A red traffic light stands in front of the U.S. Capitol building in Washington September 30, 2013, approximately one hour before the U.S. federal government partially shut down after lawmakers failed to compromise on an emergency spending bill. 

Sarah Binder, a professor of political science at George Washington University and a senior fellow at the Brookings Institution, writes at The Washington Posts’ Monkey Cage that the deeper lesson from the $1.3 trillion spending bill is a familiar one: “It’s really, really hard to make deals in a politically polarized era. The parties play reasonably well side by side when they’re giving out money. But reaching agreement on issues that splinter Republicans and divide the parties proves much harder.”

In short, our politics are still broken.

A few other takeaways from Binder:

“Legislating in the Dark” was the strategy, and it worked. GOP leaders gave lawmakers just hours to review the massive bill in order to limit the opportunity for their partisan base to notice — and stoke outrage over — some details, such as the funding it provides for “innumerable Democratic priorities” or how it “blocks the Trump administration from doing such things as expanding detention of immigrants, defunding sanctuary cities, and ending federal funding for the arts.”

Unified control of Congress didn’t smooth the budget process. It’s been two decades since Congress last passed all its required appropriations measures on time. GOP control of Congress and the White House failed to break that streak. “Partisan polarization — coupled with internal Republican fissures — undermines Congress’s power of the purse, even in good economic times,” Binder writes.

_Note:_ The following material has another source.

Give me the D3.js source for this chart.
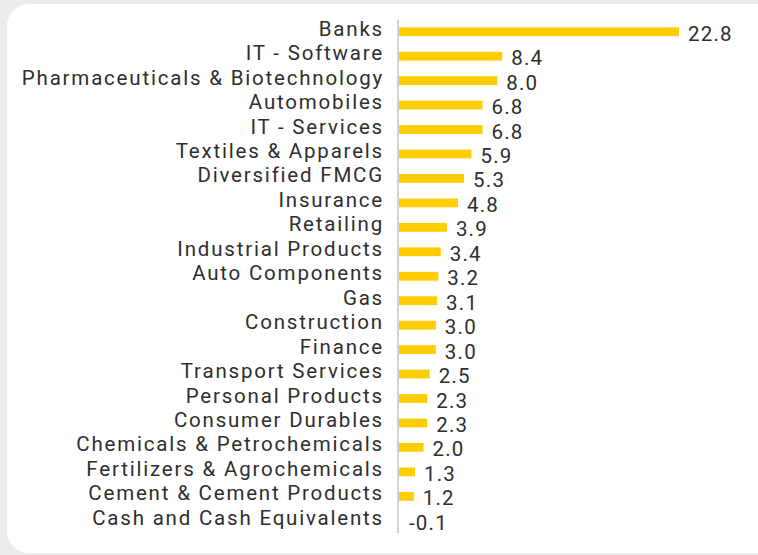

Don’t expect any more major deals this year. This was the last must-pass bill expected this year, with the exception of another government funding bill that will be needed in the fall, just before the November midterms. In other words, election season just started and big bipartisan compromises on outstanding issues aren’t likely to happen. “By design or plan, party leaders defaulted into stalemate,” Binder writes. “Republicans were unsure what the president would support and unwilling to fracture their party, putting major policy deals out of reach.”